Reflections on September 10, 2001
On September 10, 2001, I delivered a presentation on terrorism and interagency coordination to an audience of American and Mexican military and government officials in Mexico City. My slide-deck, as it is known in military parlance, included images of the World Trade Towers and details of the 1993 truck-bomb attack, as well as open-source information on Osama Bin Laden. I had no special insight into the prophetic timing of my presentation, or of the magnitude of the events that would prove the resolve of both the perpetrators and targets of this infamous attack. There was, however, a foreshadowing regarding problems leading up to September 11th and which are present in most crisis events: the factors of trust and its impact on effective communication and coordination. I look back with a mix of emotions on the events of the following morning, because lack of unity and the silo-effect were contributing factors that plagued U.S. efforts to effectively develop a collaborative strategy of threat mitigation.
One legacy of this lesson is the development by the New York Police Department (NYPD) of an intelligence service which operates beyond the borders of the United States. The thin blue line of NYPD has determined that federal intelligence agencies failed to serve the City of New York, and the police have therefore taken matters into their own hands. This strategy, in the eyes of some, negates reliance by the City of New York on others for the most critical information concerning threats to the city. I suggest this model also highlights the underlying problem: trust. Trust, or its lack, is often mentioned as the reason that critical information is not shared among individuals and across organizations. Fragmented or broken communication, based in part on lack of trust, remains a threat to success.

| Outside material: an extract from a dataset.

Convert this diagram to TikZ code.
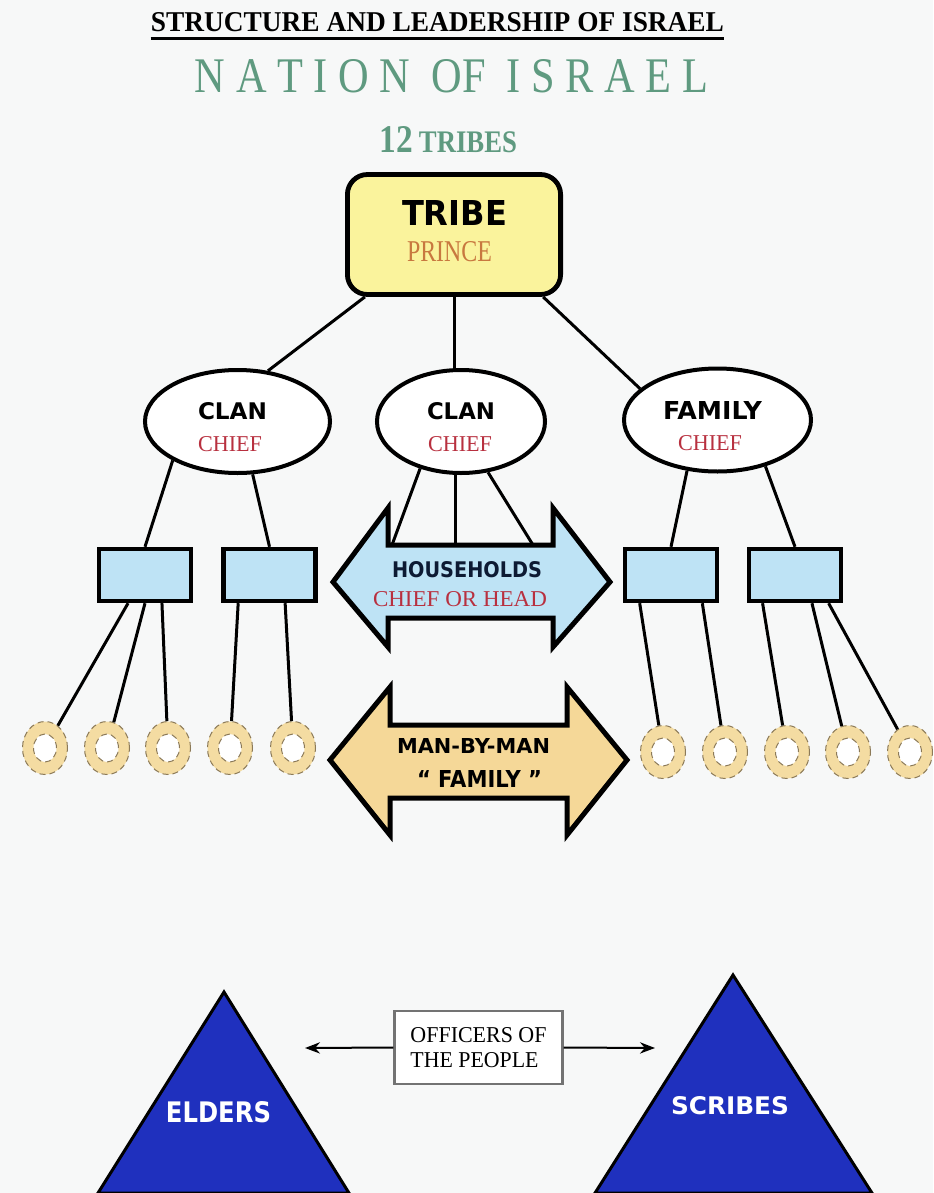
\documentclass[tikz,border=0pt]{standalone}
\usepackage{fontspec}
\usepackage{graphicx}
\setmainfont{Liberation Serif}
\newfontfamily\heavyfont{DejaVu Sans}
\usetikzlibrary{calc,shapes.geometric,arrows.meta}
\definecolor{bgcol}{HTML}{F7F8F8}
\definecolor{nation}{HTML}{5F9A80}
\definecolor{tribey}{HTML}{FAF39C}
\definecolor{houseb}{HTML}{BEE3F5}
\definecolor{ringt}{HTML}{F4DCA2}
\definecolor{ringe}{HTML}{8C7A58}
\definecolor{mant}{HTML}{F5D898}
\definecolor{chiefr}{HTML}{B8303F}
\definecolor{princer}{HTML}{C8783F}
\definecolor{navy}{HTML}{0D1A33}
\definecolor{trib}{HTML}{1F30BE}
\newcommand{\fitto}[3]{\resizebox{#1pt}{#2pt}{#3}}
\tikzset{tx/.style = {inner sep=0pt},
           hv/.style = {inner sep=0pt, font=\heavyfont\bfseries},
           ch/.style = {inner sep=0pt, text=chiefr},
           tb/.style = {rectangle, rounded corners=10pt, line width=2.4pt, draw, fill=tribey,
                        minimum width=106.6pt, minimum height=60pt, inner sep=0pt},
           el/.style = {ellipse, line width=2pt, draw, fill=white, minimum height=51.5pt, inner sep=0pt},
           hb/.style = {rectangle, line width=2.2pt, draw, fill=houseb,
                        minimum width=46pt, minimum height=26pt, inner sep=0pt},
           rg/.style = {ellipse, draw=ringe, densely dashed, line width=0.5pt, fill=ringt,
                        minimum width=22.5pt, minimum height=26.5pt, inner sep=0pt,
                        path picture={\draw[ringe, densely dashed, line width=0.5pt, fill=white]
                          (path picture bounding box.center) ellipse (5.75pt and 7pt);}},
           ln/.style = {line width=1.5pt},
           ar/.style = {line width=2.5pt, line join=miter, draw},
           tri/.style = {line width=1.5pt, draw=black, fill=trib, line join=miter},
           of/.style = {rectangle, draw=black!55, line width=1.2pt, fill=white,
                        minimum width=84pt, minimum height=36.5pt, inner sep=0pt, align=left,
                        font=\fontsize{10}{12.5}\selectfont}}

\begin{document}
\begin{tikzpicture}[x=0.5pt, y=-0.5pt, >=Stealth]
    \useasboundingbox (0,0) rectangle (933,1193);
    \fill[bgcol] (0,0) rectangle (933,1193);
    % headings
    \node[tx] (ttl) at (437.5,22.5) {\bfseries\fitto{286.5}{9.5}{STRUCTURE AND LEADERSHIP OF ISRAEL}};
    \draw[line width=1.3pt] ($(ttl.south west)+(0,6)$) -- ($(ttl.south east)+(0,6)$);
    \node[tx, text=nation] (nat) at (451.5,76.5) {\fitto{256.5}{16.5}{N A T I O N\ \ OF\ \ I S R A E L}};
    \node[tx, text=nation, anchor=south] (twl) at (448.5,153) {\bfseries\fitto{68.5}{13}{12\,{\footnotesize TRIBES}}};
    % tribe, clans, family
    \node[tb] (tribe) at (454,234.5) {};
    \node[hv] (tribet) at (454.5,212.5) {\fitto{52.5}{12.5}{TRIBE}};
    \node[tx, text=princer] (prince) at (449.5,252) {\fitto{42.5}{10}{PRINCE}};
    \node[el, minimum width=92.5pt] (e1) at (237.5,421.5) {};
    \node[el, minimum width=84pt]   (e2) at (461,421.5) {};
    \node[el, minimum width=93.5pt] (e3) at (717.5,420) {};
    \node[hv] (e1t) at (232.5,411.5) {\fitto{34.5}{8.5}{CLAN}};
    \node[ch] (e1c) at (230,444.5) {\fitto{32}{7.5}{CHIEF}};
    \node[hv] (e2t) at (461,411.5) {\fitto{34}{8.5}{CLAN}};
    \node[ch] (e2c) at (460,444.5) {\fitto{32}{7.5}{CHIEF}};
    \node[hv] (e3t) at (712.5,410.5) {\fitto{49.5}{9}{FAMILY}};
    \node[ch] (e3c) at (710,443.5) {\fitto{32}{7.5}{CHIEF}};
    \draw[ln] (tribe.215) -- (e1.59);
    \draw[ln] (tribe.south) -- (tribe.south |- e2.north);
    \draw[ln] (tribe.325) -- (e3.158);
    % households
    \node[hb] (r1) at (145,575) {};
    \node[hb] (r2) at (269.5,575) {};
    \node[hb] (r3) at (671,575) {};
    \node[hb] (r4) at (795,575) {};
    \draw[ln] (e1.211) -- (r1.north);
    \draw[ln] (e1.286) -- (r2.north);
    \draw[ln] (e3.239) -- (r3.north);
    \draw[ln] (e3.316) -- (r4.north);
    \coordinate (hh1) at (392,545); \coordinate (hh2) at (455,545); \coordinate (hh3) at (533,545);
    \draw[ln] (e2.229) -- (hh1);
    \draw[ln] (hh2 |- e2.south) -- (hh2);
    \draw[ln] (e2.298) -- (hh3);
    \draw[ar, fill=houseb] (333,582) -- (388,508) -- (388,545) -- (553,545) -- (553,508) -- (610,582)
        -- (553,647) -- (553,618) -- (388,618) -- (388,647) -- cycle;
    \node[hv, text=navy] (hht) at (467,570) {\fitto{75}{8}{HOUSEHOLDS}};
    \node[ch] (hhc) at (460,599.5) {\fitto{87}{7.5}{CHIEF OR HEAD}};
    % man by man
    \node[rg] (c1) at (45,748) {};  \node[rg] (c2) at (107,748) {}; \node[rg] (c3) at (168,748) {};
    \node[rg] (c4) at (230,748) {}; \node[rg] (c5) at (293,748) {};
    \node[rg] (c6) at (663,752) {}; \node[rg] (c7) at (725,752) {}; \node[rg] (c8) at (787,752) {};
    \node[rg] (c9) at (848,752) {}; \node[rg] (c10) at (910,752) {};
    \draw[ln] (r1.239) -- (c1);
    \draw[ln] (r1.south) -- (c2);
    \draw[ln] (r1.301) -- (c3);
    \draw[ln] (r2.222) -- (c4);
    \draw[ln] (r2.299) -- (c5);
    \draw[ln] (r3.222) -- (c6);
    \draw[ln] (r3.318) -- (c7);
    \draw[ln] (r4.221) -- (c8);
    \draw[ln] (r4.301) -- (c9);
    \draw[ln] (r4.320) -- (c10);
    \draw[ar, fill=mant] (330,760) -- (390,687) -- (390,725) -- (567,725) -- (567,687) -- (627,760)
        -- (567,835) -- (567,798) -- (390,798) -- (390,835) -- cycle;
    \node[hv] (mbm) at (473.5,745.5) {\fitto{76.5}{7.5}{MAN-BY-MAN}};
    \node[hv] (fam) at (479.5,778.5) {\fitto{62.5}{8.5}{“ FAMILY ”}};
    % officers
    \draw[tri] (224,992) -- (349,1193) -- (98,1193) -- cycle;
    \draw[tri] (733,975) -- (872,1193) -- (595,1193) -- cycle;
    \node[hv, text=white] (eld) at (218.5,1112.5) {\fitto{52.5}{10.5}{ELDERS}};
    \node[hv, text=white] (scr) at (730,1106) {\fitto{59}{9}{SCRIBES}};
    \node[of] (off) at (478.5,1047.5) {\fitto{68}{7.5}{OFFICERS OF}\\\fitto{64}{7.5}{THE PEOPLE}};
    \coordinate (eltip) at (305,1048); \coordinate (sctip) at (655,1048);
    \draw[->, line width=1pt] (off.west) -- (eltip);
    \draw[->, line width=1pt] (off.east) -- (sctip);
  \end{tikzpicture}
\end{document}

How can any leader build or, more delicately rebuild, trust in order to foster the open and free exchange of information? One method is confidence-building-measures. This involves agreements between individuals and organizations in which each party agrees to take steps up an escalating ladder of good-faith gestures. Sadly, establishing or restoring trust and communication often occurs in the face of a breakdown, not as a standard business practice. Hindsight bias notwithstanding, I wish my presentation on September 10, 2001, had focused less on the pedantic protocols of interagency relations and more on the process of developing confidence-building-measures.
What will it take to move toward a model of trusted communication and away from fragmented and dysfunctional silos?